Becoming an adult is typically an exciting time for any young person, and one which opens up the possibility of new opportunities. Early adulthood often brings changes in a young person’s education, work life, love life and friendships, and it can be a time when people leave home and live independently for the first time.
The same excitement, and the same opportunities, exist for young people with learning disabilities as they enter adulthood. For too many of them, however, this period of preparing for adulthood, often known as transition, is characterised not by excitement, but by frustration, as different agencies – social care, health, education and others – seem sometimes unable to support the young person and their family smoothly in the change from children’s to adults’ services.
This has proved a challenge for services for many years, and there has been no shortage of guidance over that time that has tried to point to better ways of working. Some of that guidance has focused on the whole system of care and support around young people, and certainly, for a good quality transition to happen, the different agencies need to work effectively together.
About this guidance
This guidance looks more specifically at the role of social workers, and what they need to do to help people with learning disabilities prepare for adulthood well. It has been commissioned by the Office of the Chief Social Worker for Adults, and builds on recent work carried out by the Innovation Unit and the Social Care Institute for Excellence (SCIE), looking at whether a Named Social Worker (NSW) approach might improve support to people with learning disabilities generally, including those in the transition process. A series of NSW pilots explored how ongoing relationships between confident, well-informed social workers and the people they support could make life better for people with learning disabilities, as well as increase satisfaction for social workers. It also demonstrated the potential positive effects for everyone involved.
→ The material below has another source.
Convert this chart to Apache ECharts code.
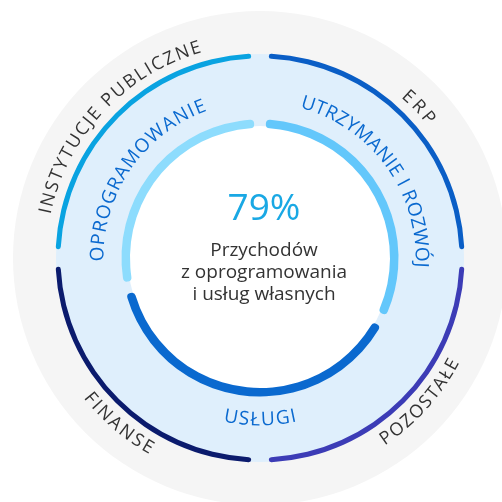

A practice framework for social workers
In this resource, we have developed a practice framework for social workers and their employers to use, when supporting people to prepare for adulthood. The resource draws on different sources of information:
- the lessons of the NSW approach
- conversations with young people in the transition age group
- feedback from parents of young people with learning disabilities
- the practice experience of principal social workers (PSWs) and other sector experts
- the research and resources already available in the sector.
The framework consists of five elements which together can help social workers in this field to play their part in supporting young people. The elements are:
- Having the right conditions in place.
- Underpinning knowledge.
- The right values, skills and attributes.
- Supporting the person through the system.
- Focus on the young person.
In each section of the framework, we explore the context in which social workers are operating, recognising that the context is often a challenging one. We then look at what can be done to overcome the challenges, with reference to the NSW lessons, and identify pointers towards a better way of doing things. These pointers are then set out in brief as top tips to consider. Where appropriate, each section includes people’s stories, and resources for social workers to consider in their practice. Comprehensive lists of resources and tools relevant to this area of work are included in each section of the guidance.
National policy and improvement checklist
This resource includes two other elements. One is a review of significant national policy and practice guidance relating to preparing for adulthood, which rates it in terms of:
- its relevance to social workers
- its use of evidence
- its involvement of users of services and their families
- whether it is subsequent to the Care Act and the Children and Families Act.
The second is a checklist, based on the guidance, of what a social worker will need to have in place to do their best work, but also what they need to do themselves to support young people effectively. We recommend this checklist as the basis for supervisions and team meeting discussions.
The term ‘transition’ is often used to describe this period in a young person’s life. In this resource, we primarily use the phrase ‘preparing for adulthood’ for two reasons. Firstly, young people with learning disabilities are readying themselves for being adults; this is much more meaningful than merely the transition from children’s services to adults’ services, which is just one aspect of a young person’s life, and far from the most significant. Preparing for adulthood is a process, not an event; not a transition that just takes place on someone’s eighteenth birthday.